Gleichzeitig besteht beim Österreichischen Bundesheer ein eklatanter Personalmangel, wie dies laufend vom Heer selbst und zuletzt auch von der Parlamentarischen Bundesheerkommission kritisiert wird. In ihrem Jahresbericht zu 2017 schreibt letztere: "Trotz vieler Initiativen und getätigter Maßnahmen gelingt es nur sehr schwer das Personal aufzustocken. Abgesehen davon, ist es bereits eine große Herausforderung, den Personalstand im ÖBH überhaupt zu halten. Mit knapp über 21.000 Soldatinnen und Soldaten hat das Bundesheer mit den aktuellen Einsätzen im In- und Ausland (Stärke AuslE: 1.037 plus 527 Reserve) und dem sicherheitspolizeilichen Assistenzeinsatz (Stärke: 859 davon 233 Miliz und 284 GWD) die Kapazitätsgrenze erreicht."

"[...] die momentan zur Verfügung gestellten finanziellen Mittel [reichen] nicht aus, um das Vorhaben Personalaufstockung auf 24.400 Bedienstete bis 2020 zu schaffen. Der Mehrbedarf an Personalbudget bis 2020 beläuft sich auf € 337 Millionen. Mit den derzeitigen personellen Strukturen (Personal, Werbemaßnahmen, Aufnahmekriterien etc.) ist der beabsichtigte Personalaufwuchs um 9800 Soldatinnen und Soldaten erst 2035 und nicht wie geplant 2020 erreichbar"

In Österreich leben aktuell 655.200 Personen aus anderen EU-Staaten. Ein nennenswerter Anteil davon könnte grundsätzlich im Österreichischen Bundesheer dienen, wenn dies die gesetzlichen Rahmenbedingungen erlaubten. Die in Österreich lebenden EU-Bürger_innen werden die Personalprobleme des Österreichischen Bundesheeres nicht lösen, aber könnten diese lindern. 

Hinzu kommt, dass österreichische Werte und Interessen in der Sicherheitspolitik sich heutzutage kaum noch von europäischen trennen lassen. Auslandseinsätze werden auf europäischer Ebene gemeinsam bestritten. Ein/e im Österreichischen Bundesheer dienende/r Deutsche/r, Slowene/Slowenin, Tscheche/Tschechin oder Däne/Dänin ist somit kein/e Söldner_in, sondern ein/e europäische/r Soldat_in. 

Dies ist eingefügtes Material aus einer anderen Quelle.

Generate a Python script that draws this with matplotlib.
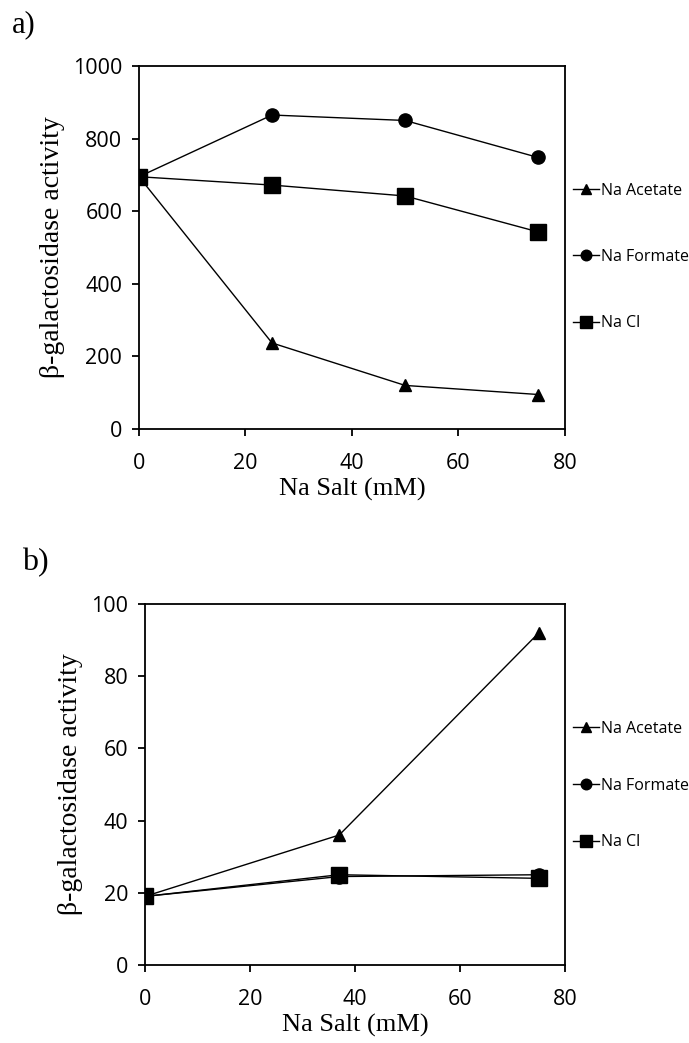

Die unterfertigenden Abgeordneten stellen daher folgenden

ENTSCHLIESSUNGSANTRAG


Der Nationalrat wolle beschließen:

"Die Bundesregierung, insbesondere der Bundesminister für Landesverteidigung, wird aufgefordert zu prüfen, unter welchen Bedingungen es möglich und zielführend ist, EU-Bürger_innen anderer Mitgliedstaaten zum Österreichischen Bundesheer zuzulassen."  

In formeller Hinsicht wird die Zuweisung an den Landesverteidigungsausschuss vorgeschlagen.